In phase I, alfentanil, propofol and alfentanil-propofol combination groups led to a dose-dependent antinociceptive effect. Linear regressions for alfentanil (Y=186.0X-24.7; R²=0.9861), propofol (Y=153.7X-10.92; R²=0.9728) and co-administration (Y=91.97X+8.55; R²=0.9962) were calculated by plotting MPE (%) against the log dose (Fig. 2). The ED₅₀ of individual administration of alfentanil and propofol were 25.3±2.21 µg/kg and 8.7±1.344 mg/kg, respectively (Table I). The isobologram was constructed by connecting the ED₅₀ of alfentanil on the abscissa with the ED₅₀ of propofol on the ordinate to obtain the additive line (Fig. 3). For the drug combination, the ED_{50 mix} and the 95% CI of the mixture were computed by linear regression of the log dose-response curve. The ED_{50 mix} and ED_{50 add} were plotted in the isobologram (Fig. 3). The fixed drug-dose ratio based on mass quantity for alfentanil and propofol is 1:344. The total ED_{50 mix} for the alfentanil-propofol combination is 2.51±0.56 mg/kg (Table I), representing 7.27 µg/kg alfentanil and 2.50 mg/kg propofol. By isobolographic analysis, the ED_{50 add}=4.36 mg/kg [(0.5xED₅₀ alfentanil) + (0.5xED₅₀ propofol)] (Table I), representing 12.64 µg/kg alfentanil plus 4.35 mg/kg propofol. The ED_{50 mix} was <ED_{50 add} (Table I). The γ value was 0.57, which suggests a synergistic interaction between alfentanil and propofol during phase I of the formalin test (Table I).

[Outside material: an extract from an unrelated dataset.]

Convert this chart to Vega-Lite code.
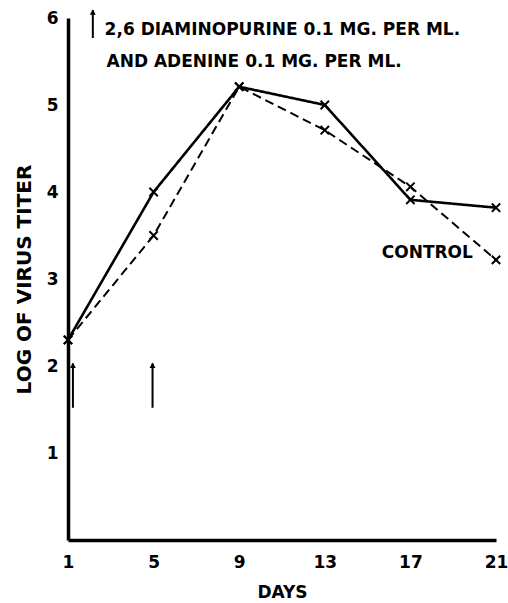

The expression of total and phosphorylated-ERK (Fig. 4), and c-fos (Fig. 5) in control and drug-treated groups was detected. Compared with the β-actin bands, the ratios of the optical density of total ERK bands in all groups were not significantly different. To investigate the expression level of the two proteins, the ratio of the optical density of each band for phosphorylated and total proteins were detected, and values were normalized as a percentage of the control group. The effect of drug treatment on total and pERK expression was determined in spinal cord L4-L5 segments of the lumbar enlargement, areas that are involved in the transmission of nociceptive inputs and the control of sympathetic outflow (23). In the present study, two bands, p42 and p44, represented ERK and were analyzed. Concerning ERK activation, there was no significant change in the expression of total-ERK following formalin addition (Fig. 4). However, formalin induced the activation of pERK, which was significantly reduced when subsequently treated with alfentanil (P=0.02) or propofol (P=0.03) alone, or combination treatment (P=0.01), compared with the formalin only group (FA). Furthermore, formalin-induced activation was significantly reduced by combination treatment (Pro + Alf) compared with those treated with propofol (P=0.01) or alfentanil (P=0.03) only groups (Fig. 4). The current study subsequently investigated whether propofol and alfentanil had any effect on basal levels of c-fos expression. As illustrated in Fig. 5, there was a clear increase in the expression of c-fos following injection of formalin, highlighted in the FA group. This increased the level of c-fos expression was then significantly reduced when treated with alfentanil (P=0.02), propofol (P=0.02) or combination treatment (P=0.03) compared with the FA group. Notably, the Alf+Pro group also exhibited significantly decreased c-fos expression when compared with treatment with alfentanil (P=0.01) or propofol (P=0.02) alone (Fig. 5).